Reproduce the first line and every line after it, exactly, through the one containing "import seaborn as sns". Leave out the rest.

**Information provided**

-------

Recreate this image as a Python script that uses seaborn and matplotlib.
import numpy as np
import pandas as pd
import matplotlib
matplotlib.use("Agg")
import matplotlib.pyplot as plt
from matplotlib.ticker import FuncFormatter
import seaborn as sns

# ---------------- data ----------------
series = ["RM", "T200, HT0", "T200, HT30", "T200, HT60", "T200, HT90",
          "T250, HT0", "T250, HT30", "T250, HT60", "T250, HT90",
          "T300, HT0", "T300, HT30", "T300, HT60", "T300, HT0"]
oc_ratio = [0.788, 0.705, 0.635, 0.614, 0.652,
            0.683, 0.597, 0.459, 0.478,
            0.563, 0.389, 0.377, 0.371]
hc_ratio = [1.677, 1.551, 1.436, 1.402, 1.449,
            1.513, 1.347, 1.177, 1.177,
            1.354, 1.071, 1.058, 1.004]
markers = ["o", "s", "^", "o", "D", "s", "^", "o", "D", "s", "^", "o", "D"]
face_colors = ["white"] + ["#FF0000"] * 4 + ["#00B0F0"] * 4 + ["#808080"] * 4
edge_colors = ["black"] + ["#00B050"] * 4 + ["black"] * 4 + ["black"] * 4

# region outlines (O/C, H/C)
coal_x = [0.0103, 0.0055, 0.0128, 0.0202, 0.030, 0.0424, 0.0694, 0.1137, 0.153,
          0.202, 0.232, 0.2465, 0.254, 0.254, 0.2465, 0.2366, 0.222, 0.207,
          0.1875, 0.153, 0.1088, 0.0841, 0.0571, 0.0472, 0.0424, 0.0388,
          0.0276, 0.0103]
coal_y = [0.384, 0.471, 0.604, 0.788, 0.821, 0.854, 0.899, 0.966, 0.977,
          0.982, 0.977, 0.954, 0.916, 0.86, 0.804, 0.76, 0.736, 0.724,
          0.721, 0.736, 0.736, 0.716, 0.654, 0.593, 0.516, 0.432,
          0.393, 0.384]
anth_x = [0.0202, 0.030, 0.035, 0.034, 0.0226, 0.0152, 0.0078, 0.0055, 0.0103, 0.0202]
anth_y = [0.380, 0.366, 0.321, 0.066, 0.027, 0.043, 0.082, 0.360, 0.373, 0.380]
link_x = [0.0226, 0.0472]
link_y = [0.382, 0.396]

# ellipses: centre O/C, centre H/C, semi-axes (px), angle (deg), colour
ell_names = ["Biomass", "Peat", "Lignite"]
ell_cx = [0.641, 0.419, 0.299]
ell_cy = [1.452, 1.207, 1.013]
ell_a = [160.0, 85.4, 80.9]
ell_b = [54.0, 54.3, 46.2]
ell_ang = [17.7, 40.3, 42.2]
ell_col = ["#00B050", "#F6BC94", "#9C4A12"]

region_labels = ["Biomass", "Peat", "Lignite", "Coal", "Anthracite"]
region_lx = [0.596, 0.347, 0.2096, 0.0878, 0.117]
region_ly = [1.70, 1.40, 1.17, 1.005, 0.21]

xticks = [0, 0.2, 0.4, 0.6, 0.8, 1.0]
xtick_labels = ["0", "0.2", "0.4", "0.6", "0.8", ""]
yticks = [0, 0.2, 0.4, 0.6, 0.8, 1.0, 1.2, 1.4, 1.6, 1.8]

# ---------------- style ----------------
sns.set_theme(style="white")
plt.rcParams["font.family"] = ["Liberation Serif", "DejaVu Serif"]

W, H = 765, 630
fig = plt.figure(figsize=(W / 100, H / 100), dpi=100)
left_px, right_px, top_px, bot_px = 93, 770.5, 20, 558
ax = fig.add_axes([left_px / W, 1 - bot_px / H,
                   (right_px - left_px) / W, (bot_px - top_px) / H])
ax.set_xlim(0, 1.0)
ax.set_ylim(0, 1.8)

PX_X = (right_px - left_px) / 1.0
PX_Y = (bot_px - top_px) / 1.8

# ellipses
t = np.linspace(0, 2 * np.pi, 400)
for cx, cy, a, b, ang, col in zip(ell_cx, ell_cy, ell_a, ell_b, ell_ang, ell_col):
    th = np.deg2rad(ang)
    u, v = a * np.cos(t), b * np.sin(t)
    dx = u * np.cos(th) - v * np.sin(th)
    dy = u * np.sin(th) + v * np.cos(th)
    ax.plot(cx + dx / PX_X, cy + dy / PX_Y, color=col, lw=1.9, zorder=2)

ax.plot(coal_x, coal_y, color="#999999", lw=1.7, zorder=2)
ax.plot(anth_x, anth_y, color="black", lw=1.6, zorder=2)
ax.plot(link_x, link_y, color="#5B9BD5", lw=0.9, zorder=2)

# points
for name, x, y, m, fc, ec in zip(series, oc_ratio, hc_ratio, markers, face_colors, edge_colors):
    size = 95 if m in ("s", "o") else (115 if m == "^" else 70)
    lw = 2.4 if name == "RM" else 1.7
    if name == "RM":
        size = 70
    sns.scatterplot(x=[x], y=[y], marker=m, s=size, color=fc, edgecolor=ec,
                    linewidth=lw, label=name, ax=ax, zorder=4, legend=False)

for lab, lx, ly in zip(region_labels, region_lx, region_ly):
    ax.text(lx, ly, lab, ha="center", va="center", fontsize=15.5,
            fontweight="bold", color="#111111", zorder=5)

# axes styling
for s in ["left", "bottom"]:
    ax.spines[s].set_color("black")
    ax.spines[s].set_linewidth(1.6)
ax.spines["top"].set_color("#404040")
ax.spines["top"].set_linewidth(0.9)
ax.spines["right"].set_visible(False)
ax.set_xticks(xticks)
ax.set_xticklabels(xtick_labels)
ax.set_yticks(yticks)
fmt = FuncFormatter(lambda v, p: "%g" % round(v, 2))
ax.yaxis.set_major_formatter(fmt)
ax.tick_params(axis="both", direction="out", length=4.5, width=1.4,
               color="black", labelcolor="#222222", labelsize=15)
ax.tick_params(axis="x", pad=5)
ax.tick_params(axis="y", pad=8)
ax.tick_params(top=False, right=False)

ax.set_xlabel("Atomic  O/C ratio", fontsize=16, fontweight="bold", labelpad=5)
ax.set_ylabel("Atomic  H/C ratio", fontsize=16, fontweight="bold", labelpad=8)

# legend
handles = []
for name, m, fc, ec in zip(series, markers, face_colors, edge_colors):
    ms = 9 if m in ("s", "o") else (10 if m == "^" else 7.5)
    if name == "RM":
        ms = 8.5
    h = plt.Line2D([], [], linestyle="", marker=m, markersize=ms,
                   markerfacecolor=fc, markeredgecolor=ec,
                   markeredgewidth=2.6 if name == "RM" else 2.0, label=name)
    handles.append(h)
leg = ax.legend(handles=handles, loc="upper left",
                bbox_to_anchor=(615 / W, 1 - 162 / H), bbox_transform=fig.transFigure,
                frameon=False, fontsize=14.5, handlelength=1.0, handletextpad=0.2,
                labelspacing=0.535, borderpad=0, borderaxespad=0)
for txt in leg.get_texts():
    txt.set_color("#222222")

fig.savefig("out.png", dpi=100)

-------

**The answer**
Recreate this image as a Python script that uses seaborn and matplotlib.
import numpy as np
import pandas as pd
import matplotlib
matplotlib.use("Agg")
import matplotlib.pyplot as plt
from matplotlib.ticker import FuncFormatter
import seaborn as sns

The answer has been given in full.